MV Agusta Group adds two lines of motorcycles to the Harley-Davidson, Inc. family: a line of exclusive, premium, high-performance sport motorcycles sold under the MV Agusta brand; and a line of lightweight sport motorcycles sold under the Cagiva brand. MV Agusta's F4-R motorcycle, powered by a 1078cc in-line four-cylinder liquid cooled engine, is rated at 190 hp.

In conjunction with finalizing the acquisition, Harley-Davidson has named Matt Levatich as Managing Director of MV Agusta Group. Levatich, 43, joined Harley-Davidson in 1994 and has served in a variety of roles, including significant positions in Harley-Davidson Europe sales and marketing, based in England. He headed Harley-Davidson materials management as Vice President for four years and most recently was Vice President and General Manager of Parts and Accessories and Custom Vehicle Operations.

Company Background
Harley-Davidson, Inc. is the parent company for the group of companies doing business as Harley-Davidson Motor Company (HDMC), Buell Motorcycle Company (Buell), Harley-Davidson Financial Services (HDFS) and MV Agusta Group (MVAG).
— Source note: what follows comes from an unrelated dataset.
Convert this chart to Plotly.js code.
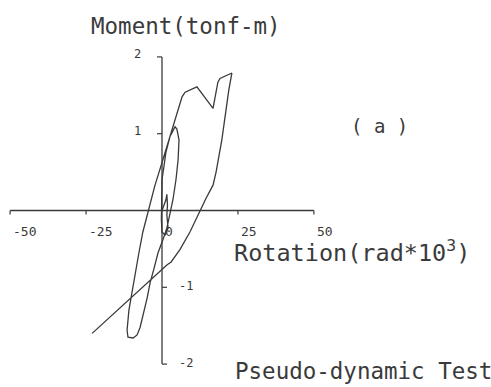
<!DOCTYPE html>
<html>
<head>
<meta charset="utf-8">
<script src="https://cdn.plot.ly/plotly-3.0.1.min.js"></script>
<style>
  html, body { margin: 0; padding: 0; background: #fff; }
  #chart { width: 491px; height: 387px; }
</style>
</head>
<body>
<div id="chart"></div>
<script>
// Hysteresis record: rotation (rad*10^3) vs. moment (tonf-m)
const rotation = [
  0, 1.3, 1.6, 1.8, 1.6, 2.0, 1.0, 0, -0.2,
  -0.2, 0, 0.7, 1.3, 2.6, 3.6, 4.3, 4.9, 5.6, 5.3, 4.6, 3.6, 2.6, 1.6, 0.3,
  -1.3, -2.6, -3.9, -4.9, -6.3, -7.2, -8.2, -9.5, -11.2, -11.5,
  -10.9, -9.9, -8.9, -7.6, -6.3, -4.6,
  -2.3, 0.3, 2.6, 5.3, 6.6, 7.6, 11.5, 16.8, 18.4, 19.1, 23.0,
  22.0, 21.1, 19.7, 17.8, 16.8, 14.5, 12.2, 9.2, 5.9, 3.0, 1.6,
  -23.0
];
const moment = [
  0, 0.14, 0.21, 0.07, -0.06, -0.23, -0.32, -0.28, -0.12,
  0.14, 0.40, 0.59, 0.76, 0.96, 1.05, 1.09, 1.06, 0.92, 0.66, 0.40, 0.14, -0.06, -0.23, -0.38,
  -0.55, -0.75, -0.94, -1.14, -1.36, -1.52, -1.62, -1.66, -1.65, -1.56,
  -1.30, -1.06, -0.84, -0.55, -0.28, -0.02,
  0.33, 0.66, 0.96, 1.28, 1.48, 1.54, 1.61, 1.33, 1.67, 1.72, 1.79,
  1.57, 1.31, 0.92, 0.50, 0.33, 0.16, -0.03, -0.28, -0.51, -0.67, -0.71,
  -1.60
];

// Axis ticks and their labels
const xTickVals = [-50, -25, 0, 25, 50];
const xTickText = ['-50', '-25', '0', '25', '50'];
const yTickVals = [2, 1, -1, -2];
const yTickText = ['2', '1', '-1', '-2'];

const ink = '#3a3a3a';
const mono = 'DejaVu Sans Mono, monospace';

const shapes = [];
const annotations = [];

// Cross-shaped axes through the origin
shapes.push({type: 'line', xref: 'x', yref: 'y',
  x0: Math.min(...xTickVals), x1: Math.max(...xTickVals), y0: 0, y1: 0,
  line: {color: ink, width: 1.3}});
shapes.push({type: 'line', xref: 'x', yref: 'y',
  x0: 0, x1: 0, y0: Math.min(...yTickVals), y1: Math.max(...yTickVals),
  line: {color: ink, width: 1.3}});

// x ticks hang below the axis, labels start at the tick
xTickVals.forEach((v, i) => {
  if (v !== 0) {
    shapes.push({type: 'line', xref: 'x', yref: 'y', ysizemode: 'pixel', yanchor: 0,
      x0: v, x1: v, y0: 0, y1: -4, line: {color: ink, width: 1.2}});
  }
  annotations.push({xref: 'x', yref: 'y', x: v, y: 0, text: xTickText[i],
    xanchor: 'left', yanchor: 'middle', xshift: 1, yshift: -21, showarrow: false,
    font: {family: mono, size: 13, color: ink}});
});

// y ticks: positive side to the left of the axis, negative side to the right
yTickVals.forEach((v, i) => {
  const left = v > 0;
  shapes.push({type: 'line', xref: 'x', yref: 'y', xsizemode: 'pixel', xanchor: 0,
    x0: 0, x1: left ? -5 : 5, y0: v, y1: v, line: {color: ink, width: 1.2}});
  annotations.push({xref: 'x', yref: 'y', x: 0, y: v, text: yTickText[i],
    xanchor: left ? 'right' : 'left', yanchor: 'middle',
    xshift: left ? -19 : 15, yshift: left ? 3 : 1, showarrow: false,
    font: {family: mono, size: 12, color: ink}});
});

// Text placed in pixel terms relative to the plotting area
const plotL = 1, plotW = 322, plotT = 40, plotH = 337;
const px = p => (p - plotL) / plotW;
const py = p => (plotT + plotH - p) / plotH;
function label(text, left, mid, size) {
  annotations.push({xref: 'paper', yref: 'paper', x: px(left), y: py(mid), text: text,
    xanchor: 'left', yanchor: 'middle', showarrow: false,
    font: {family: mono, size: size, color: ink}});
}
label('Moment(tonf-m)', 89, 26, 22.5);
label('( a )', 349, 126, 19);
label('Rotation(rad*10<sup>3</sup>)', 232, 251, 23.5);
label('Pseudo-dynamic Test', 233, 371, 22.5);

const trace = {
  x: rotation, y: moment, type: 'scatter', mode: 'lines',
  line: {color: ink, width: 1.3, shape: 'linear'},
  hoverinfo: 'skip'
};

const layout = {
  width: 491, height: 387,
  margin: {l: plotL, r: 491 - plotL - plotW, t: plotT, b: 387 - plotT - plotH, pad: 0},
  paper_bgcolor: '#ffffff', plot_bgcolor: '#ffffff',
  showlegend: false,
  xaxis: {range: [-53, 53], visible: false, showgrid: false, zeroline: false, fixedrange: true},
  yaxis: {range: [-2.168, 2.22], visible: false, showgrid: false, zeroline: false, fixedrange: true},
  shapes: shapes,
  annotations: annotations
};

Plotly.newPlot('chart', [trace], layout, {displayModeBar: false, staticPlot: true});
</script>
</body>
</html>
Harley-Davidson Motor Company produces heavyweight motorcycles and offers a line of
motorcycle parts, accessories, general merchandise and related services. HDMC manufactures five families of motorcycles: Touring, Dyna®,Softail ®, Sportster ® and VRSC™. Buell produces premium sport performance motorcycles and offers a line of motorcycle parts, accessories, and apparel. HDFS provides wholesale and retail financing and insurance programs primarily to Harley-Davidson and Buell dealers and customers. MVAG produces premium, high-performance sport motorcycles sold under the MV Agusta brand and lightweight sport motorcycles sold under the Cagiva brand.

Forward-Looking Statements
Harley-Davidson, Inc. intends that certain matters discussed in this release are "forward-looking statements" intended to qualify for the safe harbor from liability established by the Private Securities Litigation Reform Act of 1995. These forward-looking statements can generally be identified as such because the context of the statement will include words such as Harley "believes," "anticipates," "expects," "plans," or "estimates" or words of similar meaning. Similarly, statements that describe future plans, objectives, outlooks, targets, guidance or goals are also forward-looking statements. Such forward-looking statements are subject to certain risks and uncertainties that could cause actual results to differ
materially from those anticipated as of the date of this release. Certain risks and uncertainties are described below. Shareholders, potential investors, and other readers are urged to consider these factors in evaluating the forward-looking statements and cautioned not to place undue reliance on such forward-looking statements. The forward-looking statements included in this release are only made as of the date of this release, and Harley-Davidson, Inc. disclaims any obligation to publicly update such forward-looking statements to reflect subsequent events or circumstances.

In addition, Harley-Davidson financed a portion of the consideration by borrowing funds and its level of indebtedness increased as a result, which may cause Harley-Davidson to incur additional interest expense and limit Harley-Davidson's ability to obtain additional financing. It could also increase Harley-Davidson's exposure to general adverse economic and industry conditions and adversely impact Harley-Davidson, Inc.'s earnings per share. Furthermore, Harley-Davidson may have challenges successfully integrating or profitably operating the business of MV Agusta Group.